Il pellicano, che secondo la tradizione si ferisce il petto per nutrire con la sua carne i piccoli, è immagine di Cristo, Pie pellicáne, Jesu Dómine lo definisce, infatti San Tommaso nell'Adoro te devote. Il pellicano è, dunque, un potente richiamo simbolico al Giovedì Santo, al momento in cui Cristo istituisce la nuova Pasqua nel suo sangue. Il pane e il vino distribuiti nell'ultima cena ai suoi, segno del suo Corpo dato e del suo Sangue versato, rivelano tutta la pregnanza di significato nell'ora della croce. Sulla croce, davvero Cristo è il pio pellicano che dà se stesso in cibo.
Croce Sestino, particolare: Il Pantocratore
Lo scomparto collocato nella parte più alta del braccio verticale, la cimasa, presenta il Cristo Pantocratore, Signore di tutte le cose; il Giudice, colui che verrà a giudicare i vivi e i morti per mezzo della sua Parola potente, una spada a doppio taglio che penetra fino alle midolla rivelando all'uomo la verità. L'immagine è classica: Cristo ci guarda fisso, con il libro in mano e lo sguardo benedicente, veste di rosso e di blu, colori che rimandano alle sue due nature: quella umana e quella divina. Nella mano sinistra tiene stretto il libro della Parola e porta il pettorale del sommo sacerdote: è il Cristo, giudice, re e sacerdote, rientrato in quella gloria che già possedeva prima che il mondo fosse.

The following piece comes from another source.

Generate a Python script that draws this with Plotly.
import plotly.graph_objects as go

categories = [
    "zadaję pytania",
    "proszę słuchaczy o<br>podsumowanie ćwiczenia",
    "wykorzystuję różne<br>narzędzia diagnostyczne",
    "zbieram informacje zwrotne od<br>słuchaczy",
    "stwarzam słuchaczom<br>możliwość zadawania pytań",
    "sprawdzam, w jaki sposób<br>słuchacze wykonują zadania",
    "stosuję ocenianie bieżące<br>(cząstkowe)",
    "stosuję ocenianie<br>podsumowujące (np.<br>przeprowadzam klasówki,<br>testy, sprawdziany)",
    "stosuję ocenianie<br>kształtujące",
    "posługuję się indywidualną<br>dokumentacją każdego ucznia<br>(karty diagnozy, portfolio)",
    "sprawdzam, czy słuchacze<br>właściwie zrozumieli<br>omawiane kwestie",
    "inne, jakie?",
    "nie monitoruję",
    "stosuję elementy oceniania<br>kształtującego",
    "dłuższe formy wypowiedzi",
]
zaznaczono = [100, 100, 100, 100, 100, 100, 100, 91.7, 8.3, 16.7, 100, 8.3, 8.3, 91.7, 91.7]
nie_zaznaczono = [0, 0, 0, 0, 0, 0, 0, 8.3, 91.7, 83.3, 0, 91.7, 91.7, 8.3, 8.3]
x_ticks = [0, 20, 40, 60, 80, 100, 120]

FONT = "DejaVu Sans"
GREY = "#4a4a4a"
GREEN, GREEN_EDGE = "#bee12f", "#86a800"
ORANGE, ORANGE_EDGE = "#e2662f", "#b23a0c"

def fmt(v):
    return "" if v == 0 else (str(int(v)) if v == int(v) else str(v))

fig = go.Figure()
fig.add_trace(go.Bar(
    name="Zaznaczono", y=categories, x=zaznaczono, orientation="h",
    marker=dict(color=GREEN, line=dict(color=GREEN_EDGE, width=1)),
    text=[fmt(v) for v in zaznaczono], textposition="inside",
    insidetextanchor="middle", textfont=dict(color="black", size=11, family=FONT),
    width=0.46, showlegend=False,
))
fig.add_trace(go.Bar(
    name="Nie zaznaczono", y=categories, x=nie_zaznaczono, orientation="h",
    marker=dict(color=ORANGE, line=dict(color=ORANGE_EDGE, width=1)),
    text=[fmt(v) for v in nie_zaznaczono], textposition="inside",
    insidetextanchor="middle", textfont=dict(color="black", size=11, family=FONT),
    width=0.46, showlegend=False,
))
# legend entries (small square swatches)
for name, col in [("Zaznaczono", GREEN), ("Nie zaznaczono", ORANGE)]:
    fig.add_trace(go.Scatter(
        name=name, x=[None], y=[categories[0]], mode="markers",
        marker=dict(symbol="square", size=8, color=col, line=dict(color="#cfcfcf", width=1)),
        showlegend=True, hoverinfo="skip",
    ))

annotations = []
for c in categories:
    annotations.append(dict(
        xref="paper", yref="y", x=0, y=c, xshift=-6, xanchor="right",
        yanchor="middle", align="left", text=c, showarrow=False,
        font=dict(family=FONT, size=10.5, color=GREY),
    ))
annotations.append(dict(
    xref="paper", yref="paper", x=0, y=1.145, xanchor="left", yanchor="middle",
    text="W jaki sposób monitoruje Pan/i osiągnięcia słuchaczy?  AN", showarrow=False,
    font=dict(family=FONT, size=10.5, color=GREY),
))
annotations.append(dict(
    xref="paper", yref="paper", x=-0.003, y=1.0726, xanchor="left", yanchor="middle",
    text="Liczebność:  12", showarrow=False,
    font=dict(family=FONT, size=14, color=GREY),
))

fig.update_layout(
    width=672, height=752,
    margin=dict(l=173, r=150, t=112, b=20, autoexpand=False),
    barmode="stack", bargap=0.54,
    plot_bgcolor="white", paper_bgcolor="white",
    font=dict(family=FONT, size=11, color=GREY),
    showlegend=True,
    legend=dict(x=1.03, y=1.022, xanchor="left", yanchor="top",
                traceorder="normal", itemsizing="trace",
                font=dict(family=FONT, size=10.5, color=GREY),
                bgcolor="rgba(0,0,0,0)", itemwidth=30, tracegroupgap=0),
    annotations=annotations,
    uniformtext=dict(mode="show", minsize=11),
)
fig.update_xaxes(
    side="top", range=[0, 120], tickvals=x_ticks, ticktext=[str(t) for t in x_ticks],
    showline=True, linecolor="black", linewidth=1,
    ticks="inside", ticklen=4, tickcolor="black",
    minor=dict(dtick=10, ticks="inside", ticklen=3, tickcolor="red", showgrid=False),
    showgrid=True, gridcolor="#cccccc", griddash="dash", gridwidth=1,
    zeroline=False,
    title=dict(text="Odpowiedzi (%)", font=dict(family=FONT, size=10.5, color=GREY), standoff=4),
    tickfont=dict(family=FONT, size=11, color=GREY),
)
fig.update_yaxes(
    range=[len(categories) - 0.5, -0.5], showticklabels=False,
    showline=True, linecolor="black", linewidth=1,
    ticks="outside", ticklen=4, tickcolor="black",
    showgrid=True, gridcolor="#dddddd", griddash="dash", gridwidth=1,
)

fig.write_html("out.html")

Al fedele che si accosta all'altare o che partecipa alla liturgia della Messa nella pieve di san Pancrazio, la croce racconta sinteticamente i giorni più importanti dell'anno liturgico: il triduo pasquale. Sono i giorni fondanti la nostra fede e narrano il kèrigma: «Cristo morì per i nostri peccati secondo le Scritture, fu sepolto ed è risuscitato il terzo giorno secondo le Scritture, e che apparve a Cefa e quindi ai Dodici» (1Cor, 15, 3-5). Non a caso sotto il pellicano ci sono quattro piccoli, simbolo di quegli evangelisti che in tutto il mondo hanno diffuso la volontà del loro Signore: compiere ovunque quel gesto in memoria di Lui.
Sì, Cristo ha patito per noi e si è liberamente consegnato alla morte per la nostra salvezza. E che quest'uomo crocefisso si sia liberamente dato, si evince dalla maestà del suo morire e dal simbolo del pellicano che, appunto, liberamente dà la sua carne. E ciò avviene non principalmente per una espiazione, ma per la vita dei suoi piccoli.

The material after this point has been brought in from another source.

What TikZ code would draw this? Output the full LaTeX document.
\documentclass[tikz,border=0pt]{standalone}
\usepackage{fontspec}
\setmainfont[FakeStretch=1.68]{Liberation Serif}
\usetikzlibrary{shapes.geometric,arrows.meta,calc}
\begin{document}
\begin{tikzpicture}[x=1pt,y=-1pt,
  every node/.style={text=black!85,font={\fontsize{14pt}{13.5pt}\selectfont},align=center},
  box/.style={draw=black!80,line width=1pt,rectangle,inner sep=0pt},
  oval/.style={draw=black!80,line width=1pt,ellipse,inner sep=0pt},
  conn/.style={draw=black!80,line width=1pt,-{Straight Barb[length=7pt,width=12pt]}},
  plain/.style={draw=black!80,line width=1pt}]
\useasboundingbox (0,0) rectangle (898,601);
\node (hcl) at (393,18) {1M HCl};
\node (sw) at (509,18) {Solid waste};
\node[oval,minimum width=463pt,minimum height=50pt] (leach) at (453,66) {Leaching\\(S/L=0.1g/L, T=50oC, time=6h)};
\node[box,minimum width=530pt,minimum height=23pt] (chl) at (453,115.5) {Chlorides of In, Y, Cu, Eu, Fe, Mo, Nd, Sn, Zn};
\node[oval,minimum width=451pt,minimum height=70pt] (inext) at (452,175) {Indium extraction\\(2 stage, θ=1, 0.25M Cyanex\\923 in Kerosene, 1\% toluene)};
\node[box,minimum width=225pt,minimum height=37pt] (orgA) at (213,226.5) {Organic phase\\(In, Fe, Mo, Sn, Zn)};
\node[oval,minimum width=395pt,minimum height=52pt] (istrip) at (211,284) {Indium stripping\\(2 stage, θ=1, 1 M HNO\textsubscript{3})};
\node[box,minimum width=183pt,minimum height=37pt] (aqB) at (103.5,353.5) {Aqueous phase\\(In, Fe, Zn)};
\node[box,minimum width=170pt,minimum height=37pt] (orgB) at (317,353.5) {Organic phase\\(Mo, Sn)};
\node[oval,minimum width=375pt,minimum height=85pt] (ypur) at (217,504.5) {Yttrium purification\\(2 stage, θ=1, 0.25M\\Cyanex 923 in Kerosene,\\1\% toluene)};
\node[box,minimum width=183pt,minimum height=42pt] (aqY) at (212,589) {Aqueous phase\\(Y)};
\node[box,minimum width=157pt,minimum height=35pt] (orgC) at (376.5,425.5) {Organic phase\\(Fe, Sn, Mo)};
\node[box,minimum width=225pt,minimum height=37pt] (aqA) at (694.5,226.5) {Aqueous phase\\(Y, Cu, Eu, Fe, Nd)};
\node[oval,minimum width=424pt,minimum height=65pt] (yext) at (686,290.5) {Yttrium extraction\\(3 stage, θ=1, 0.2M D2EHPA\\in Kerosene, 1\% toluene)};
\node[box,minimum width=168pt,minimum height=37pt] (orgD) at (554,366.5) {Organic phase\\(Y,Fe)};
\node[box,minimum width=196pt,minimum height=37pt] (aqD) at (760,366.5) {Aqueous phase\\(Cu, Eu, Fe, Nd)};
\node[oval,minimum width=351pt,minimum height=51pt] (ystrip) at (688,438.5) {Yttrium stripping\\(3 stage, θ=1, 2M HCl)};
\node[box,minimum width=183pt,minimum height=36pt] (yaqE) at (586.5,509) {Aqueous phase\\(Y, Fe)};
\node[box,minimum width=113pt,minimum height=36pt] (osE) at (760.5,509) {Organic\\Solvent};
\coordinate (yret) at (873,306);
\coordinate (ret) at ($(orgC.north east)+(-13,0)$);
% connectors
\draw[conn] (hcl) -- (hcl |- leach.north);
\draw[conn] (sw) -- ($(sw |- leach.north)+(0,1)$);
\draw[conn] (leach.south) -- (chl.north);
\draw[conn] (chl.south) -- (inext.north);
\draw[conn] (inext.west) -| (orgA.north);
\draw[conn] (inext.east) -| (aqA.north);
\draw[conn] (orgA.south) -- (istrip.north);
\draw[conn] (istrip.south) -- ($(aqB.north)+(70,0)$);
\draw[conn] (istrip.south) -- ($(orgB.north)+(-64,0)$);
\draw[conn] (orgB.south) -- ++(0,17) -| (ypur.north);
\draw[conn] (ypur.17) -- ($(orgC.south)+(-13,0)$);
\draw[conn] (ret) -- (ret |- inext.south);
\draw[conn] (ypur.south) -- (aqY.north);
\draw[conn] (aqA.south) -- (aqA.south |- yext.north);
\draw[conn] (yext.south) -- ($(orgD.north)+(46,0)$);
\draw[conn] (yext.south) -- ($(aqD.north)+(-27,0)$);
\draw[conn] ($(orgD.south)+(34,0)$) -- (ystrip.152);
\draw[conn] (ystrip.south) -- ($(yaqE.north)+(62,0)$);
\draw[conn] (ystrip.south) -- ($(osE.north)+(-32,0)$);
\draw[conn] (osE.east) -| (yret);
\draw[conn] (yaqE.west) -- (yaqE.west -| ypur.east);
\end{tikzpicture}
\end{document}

Allo stesso modo, che il Pantocratore della cimasa non sia un giudice implacabile che incute timore, ma un Dio misericordioso e fedele, lo dice ancora il pellicano e l'offerta sacrificale sulla croce: il Signore Gesù giudicherà il mondo a partire dalla misura di questo amore.
Così le croci dipinte, pur nell'abbondanza dei rigoli di sangue e nell'evidenza del pallore mortale, non vogliono rappresentare un dolore, ma vogliono rivelare un amore la cui grazia santificante si perpetua nel tempo grazie alla liturgia della Chiesa. Tanto nella Pasqua di ogni anno che nella pasqua settimanale.